Со вчерашнего вечера дело пошло еще хуже. И вот сижу я тут с размягченным мозгом, совершенно пьяный.
«У меня грехов…»
– Что-то скажет начальник моего бюро? Ну, да пусть его! Еще пивца…
Я просто-напросто снова лягу в постель…
«Грехов у меня… Эх!..»
* * *
В тот-же день вечером.
Какое странное состояние, когда просыпаешься после сильного пьянства: это представление какой-то очень длинной и гибкой шпаги, медленно опускающейся мне в грудь, перпендикулярно, неуклонно, как раз в самую середину сердца. Я вижу ее, я ощущаю ее известным образом, и это мне так приятно. Освежает, утешает. Большая, белая красивая рука с сверкающими брильянтовыми кольцами держит рукоятку и направляет ее верно, неуклонно, медленно и приятно; но кроме кисти руки ничего нет.

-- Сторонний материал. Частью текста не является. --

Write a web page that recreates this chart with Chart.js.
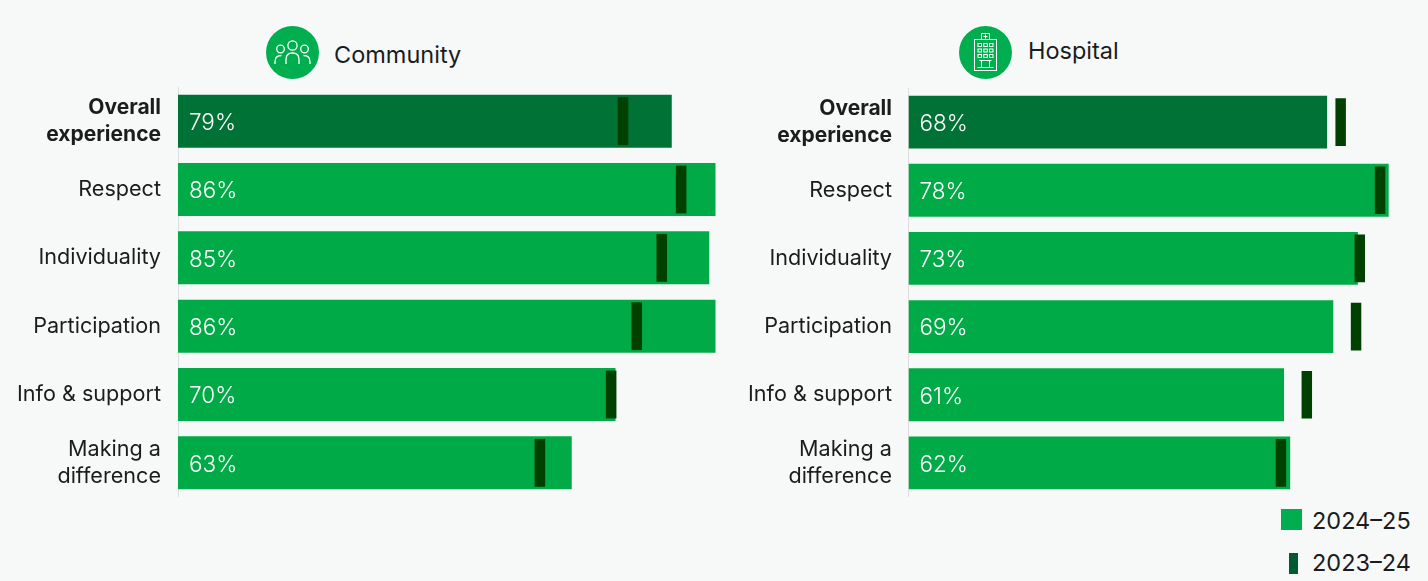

Это представление сменяется другим: нечто в роде машины для отсечения головы, формой своей похожей на большой хлебный нож, а под этим ножом, очень широким ножом, блестящим, тонким, веющим холодом и таким острым, что почти сам собою проникает в тело, лежит моя шея, и какая-то женщина, пожилая, почтенная, матронообразная женщина стоит и перерезывает эту шею медленно, обдуманно, как режут ломоть ржаного хлеба. Я лежу в удобной позе, на правом боку, и наслаждаюсь положением. О, восхитительно!